How To Tell If Plumbing Vent Is Clogged

A plumbing vent might sound like it has something to do with removing the wastewaters of your home, but that’s not what it does. Instead, it has a different function related to your drain pipes.

Negligence or lack of plumbing maintenance can cause your insurance companies or those not covered to pay a hefty sum. If they are not checked from time to time, they can be dangerous for you and your family, causing sickness or leading to the pipes exploding.

Now, how to tell if your plumbing vent is clogged. Here are a few quick ways discussed that professional plumbers told us to look for. 

What Is A Plumbing Vent & How It Works?

A plumbing vent, also known as a vent stack, maintains the airflow or stabilizes the air pressure in your home’s plumbing system every time a sink is drained or a toilet is flushed.

Plumbing Vent

The plumbing vent removes all the gas and odor in the drain pipes through the pipe attached at the top of the roof. First, it takes the air above the canopy. The atmosphere in the vent then prevents any void, which causes slow or no drainage. And then, the air helps the water and waste flow freely through the sewer or the septic system. 

Is Your Vent Clogged?

Even if your vent isn’t completely clogged, here are a few ways to tell that it’s about to be.

  • Your bathtub stinks, or you can hear the sound of the toilet flushing from your bathtub
  • It smells like rotten eggs or maybe even worse in your kitchen or your bathroom. 
  • The kitchen or bathroom sink will make sounds of gurgling.

Signs That Tell If Your Plumbing Vent Is Clogged

Plumbing vents are a crucial part of your home plumbing system. If the vents get clogged, the water in drain pipes won’t flow, leaving unpleasant smells in your home from the bathroom or the sinks. 

Here are some commonly known ways to tell if your plumbing vent is clogged or not.

1. Slow Drain

If you notice that the drains are significantly slow or back up, this is one of the possible signs that your vent is clogged because the air in your vent isn’t flowing correctly or blocked.

This can happen in your sink, bathtub, shower drains, or toilet. Consider the possibility of a drainage block, too, if the water takes a long time to drain. 

If you face this with only one drain, then chances are it might be a drain pipe blockage, but if it’s in multiple places, then a clogged vent might be the answer for all those odors.

2. Dry or Unfilled Toilet Tanks

You won’t have any water to flush away what you need to because of the blockage or the total absence of air pressure. So the water in your toilet tank does not stay where it’s supposed to and instead keeps flowing down the pipe.

If the toilet tank does not refill, that usually indicates a clogged vent.

3. Horrible Smell

You’ll get a toxic gas smell that you usually smell from sewer lines caused by the sewer gasses like ammonia and hydrogen sulfide. This, in the end, smells like rotten eggs.
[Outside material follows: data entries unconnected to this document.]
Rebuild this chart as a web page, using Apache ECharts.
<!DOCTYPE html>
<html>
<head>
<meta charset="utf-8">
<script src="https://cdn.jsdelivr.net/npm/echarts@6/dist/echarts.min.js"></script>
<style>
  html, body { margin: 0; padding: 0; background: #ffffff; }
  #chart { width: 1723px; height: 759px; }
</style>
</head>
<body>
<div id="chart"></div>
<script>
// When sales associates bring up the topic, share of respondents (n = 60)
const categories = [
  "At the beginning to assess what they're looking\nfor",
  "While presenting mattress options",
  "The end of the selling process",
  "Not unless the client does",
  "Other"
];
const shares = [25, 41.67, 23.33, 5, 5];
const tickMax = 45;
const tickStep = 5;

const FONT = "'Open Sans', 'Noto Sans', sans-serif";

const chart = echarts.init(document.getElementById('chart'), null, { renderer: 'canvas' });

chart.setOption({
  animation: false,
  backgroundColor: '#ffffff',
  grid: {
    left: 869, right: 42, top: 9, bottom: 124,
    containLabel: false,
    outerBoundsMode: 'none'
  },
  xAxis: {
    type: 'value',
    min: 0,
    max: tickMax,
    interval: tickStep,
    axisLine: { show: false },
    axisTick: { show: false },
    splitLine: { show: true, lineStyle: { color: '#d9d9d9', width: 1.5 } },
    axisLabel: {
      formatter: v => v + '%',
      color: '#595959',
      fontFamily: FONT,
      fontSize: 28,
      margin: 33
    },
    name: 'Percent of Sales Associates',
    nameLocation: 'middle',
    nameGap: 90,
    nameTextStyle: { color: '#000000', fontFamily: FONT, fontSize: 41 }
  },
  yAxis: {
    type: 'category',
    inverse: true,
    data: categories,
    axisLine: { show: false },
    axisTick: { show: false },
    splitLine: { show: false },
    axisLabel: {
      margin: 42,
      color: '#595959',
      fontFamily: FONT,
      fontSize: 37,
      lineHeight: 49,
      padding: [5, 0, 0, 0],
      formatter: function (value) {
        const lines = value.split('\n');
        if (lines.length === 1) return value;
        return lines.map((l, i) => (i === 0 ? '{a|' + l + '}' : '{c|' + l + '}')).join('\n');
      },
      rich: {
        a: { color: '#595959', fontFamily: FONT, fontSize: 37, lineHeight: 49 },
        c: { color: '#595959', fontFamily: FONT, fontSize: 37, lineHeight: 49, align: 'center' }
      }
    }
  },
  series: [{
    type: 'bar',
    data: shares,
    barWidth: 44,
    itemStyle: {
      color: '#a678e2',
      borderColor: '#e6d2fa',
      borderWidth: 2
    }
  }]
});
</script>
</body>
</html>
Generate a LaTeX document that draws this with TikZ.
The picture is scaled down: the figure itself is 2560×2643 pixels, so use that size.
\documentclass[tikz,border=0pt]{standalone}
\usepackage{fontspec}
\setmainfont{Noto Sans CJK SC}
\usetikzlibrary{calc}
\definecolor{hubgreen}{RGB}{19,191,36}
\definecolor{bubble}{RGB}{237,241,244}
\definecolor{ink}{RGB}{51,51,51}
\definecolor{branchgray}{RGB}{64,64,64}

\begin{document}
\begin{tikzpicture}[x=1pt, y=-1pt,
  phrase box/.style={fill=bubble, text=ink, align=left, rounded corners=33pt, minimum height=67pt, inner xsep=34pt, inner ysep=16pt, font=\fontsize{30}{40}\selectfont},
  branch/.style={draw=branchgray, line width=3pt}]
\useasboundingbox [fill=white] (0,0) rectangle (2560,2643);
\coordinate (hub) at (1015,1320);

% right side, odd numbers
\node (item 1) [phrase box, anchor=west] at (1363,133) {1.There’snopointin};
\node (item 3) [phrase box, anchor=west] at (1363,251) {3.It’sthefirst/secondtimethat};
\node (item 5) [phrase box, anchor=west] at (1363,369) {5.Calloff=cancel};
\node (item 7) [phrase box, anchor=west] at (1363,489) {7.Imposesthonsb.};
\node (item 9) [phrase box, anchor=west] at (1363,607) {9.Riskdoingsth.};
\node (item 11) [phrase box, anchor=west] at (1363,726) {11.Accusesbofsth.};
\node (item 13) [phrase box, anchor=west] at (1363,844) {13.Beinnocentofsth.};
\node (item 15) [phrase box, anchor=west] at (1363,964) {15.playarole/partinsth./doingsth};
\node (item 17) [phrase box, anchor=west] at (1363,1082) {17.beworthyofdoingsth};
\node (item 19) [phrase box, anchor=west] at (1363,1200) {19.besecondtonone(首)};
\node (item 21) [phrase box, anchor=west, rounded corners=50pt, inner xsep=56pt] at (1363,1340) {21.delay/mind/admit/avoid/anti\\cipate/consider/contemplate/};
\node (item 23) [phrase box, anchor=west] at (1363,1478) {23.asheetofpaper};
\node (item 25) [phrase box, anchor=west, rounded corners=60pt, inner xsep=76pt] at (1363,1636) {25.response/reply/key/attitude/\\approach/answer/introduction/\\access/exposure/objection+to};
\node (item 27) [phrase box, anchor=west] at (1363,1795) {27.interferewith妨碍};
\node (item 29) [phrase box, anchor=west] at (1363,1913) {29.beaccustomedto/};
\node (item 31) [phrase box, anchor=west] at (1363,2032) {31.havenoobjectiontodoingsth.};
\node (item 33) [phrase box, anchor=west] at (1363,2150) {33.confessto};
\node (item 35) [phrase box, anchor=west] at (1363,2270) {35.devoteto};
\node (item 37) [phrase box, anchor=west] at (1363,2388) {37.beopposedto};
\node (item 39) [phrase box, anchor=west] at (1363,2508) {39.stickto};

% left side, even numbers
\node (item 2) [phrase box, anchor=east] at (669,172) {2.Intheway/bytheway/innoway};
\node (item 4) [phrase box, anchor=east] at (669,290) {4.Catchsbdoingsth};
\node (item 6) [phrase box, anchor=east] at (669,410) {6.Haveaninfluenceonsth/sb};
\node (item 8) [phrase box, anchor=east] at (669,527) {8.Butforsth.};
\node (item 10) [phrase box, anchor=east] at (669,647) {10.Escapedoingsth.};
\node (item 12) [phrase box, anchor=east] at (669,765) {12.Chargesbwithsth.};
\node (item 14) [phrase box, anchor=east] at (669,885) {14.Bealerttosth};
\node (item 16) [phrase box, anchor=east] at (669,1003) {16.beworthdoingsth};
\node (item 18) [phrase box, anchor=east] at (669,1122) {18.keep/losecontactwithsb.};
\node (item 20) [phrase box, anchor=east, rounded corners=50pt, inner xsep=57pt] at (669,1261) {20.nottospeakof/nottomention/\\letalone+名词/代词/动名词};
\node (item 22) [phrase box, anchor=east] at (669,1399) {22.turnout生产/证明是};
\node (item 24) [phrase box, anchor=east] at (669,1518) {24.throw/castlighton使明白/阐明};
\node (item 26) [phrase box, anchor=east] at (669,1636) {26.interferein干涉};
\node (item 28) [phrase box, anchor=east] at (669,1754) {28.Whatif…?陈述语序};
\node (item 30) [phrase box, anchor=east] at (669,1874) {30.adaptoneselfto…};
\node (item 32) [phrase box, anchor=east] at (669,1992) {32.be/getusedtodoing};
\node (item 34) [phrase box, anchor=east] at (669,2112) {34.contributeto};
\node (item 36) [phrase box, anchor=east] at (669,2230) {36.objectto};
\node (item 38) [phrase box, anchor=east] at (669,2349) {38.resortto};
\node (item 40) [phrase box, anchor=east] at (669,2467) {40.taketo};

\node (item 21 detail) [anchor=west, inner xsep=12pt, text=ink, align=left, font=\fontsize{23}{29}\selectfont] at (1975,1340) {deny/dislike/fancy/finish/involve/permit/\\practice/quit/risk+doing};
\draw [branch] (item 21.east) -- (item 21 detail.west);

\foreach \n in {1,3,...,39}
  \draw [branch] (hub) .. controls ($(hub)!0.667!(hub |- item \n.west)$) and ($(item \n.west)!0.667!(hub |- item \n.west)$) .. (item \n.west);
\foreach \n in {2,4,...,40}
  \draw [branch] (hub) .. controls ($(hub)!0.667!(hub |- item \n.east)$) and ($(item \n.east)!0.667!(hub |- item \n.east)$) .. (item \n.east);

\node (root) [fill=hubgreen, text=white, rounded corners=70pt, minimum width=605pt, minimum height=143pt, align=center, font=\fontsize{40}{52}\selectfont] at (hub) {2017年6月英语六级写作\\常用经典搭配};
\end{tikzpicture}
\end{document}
Methane is also a considerable element of sewer gas. It is colorless and odorless. Inhaling it can cause nausea, headache, and dizziness. In addition, the drop in the air pressure of the vent can dry out the drain pipes therefore, the P-traps of your plumbing dries out.

P-traps are designed at a 90-degree angle that holds a small amount of water that prevents sewer gasses from passing through the pipes. If the P-trap doesn’t get any water, it cannot create a barrier that holds the smell, resulting in the harmful gasses passing up the pipes. 

4. Makes a Gurgling Sound

Your drains will make a sound like gurgling or like gulping while going down. Due to the restriction of air in the vent caused by the clog, the air needs time to restore the vacancy left by the water passed. That delay is what makes the gurgling sounds.

How to Clear a Clogged Plumbing Vent

Here are a few ways you can try clearing a clogged plumbing vent without professional help.

  • Clear the opening; since the start of the vent is mainly on the roof, different leaves, dust and debris might be blocking the opening.
  • Have someone flush down the toilet while keeping your hand at the vent. If you don’t feel any pressure pulling your hand, the vent is blocked further down.
  • Try pouring hot water through the vent during winter as the vents get frozen.
  • Take a water hose, insert it inside the vent, and turn on the water; thus, the force of the water will clear the obstruction.
  • Use an auger (a drill) 10-20 feet long to clear the more stubborn clog.
  •  Use a drain snake.
  • After trying the above steps, have someone flush down the toilet again and check for the suction in the vent with your hand. 

Final Words

Even after trying all the given methods, you should call a professional plumber to help you clear out the clog. A clogged plumbing vent is quite hazardous to your health and your family’s too.

You don’t want to get hospitalized due to toxic gas or suffer water backups in your homes. Before it’s too late, pay attention to the maintenance of your plumbing or seek help from professional plumbing services.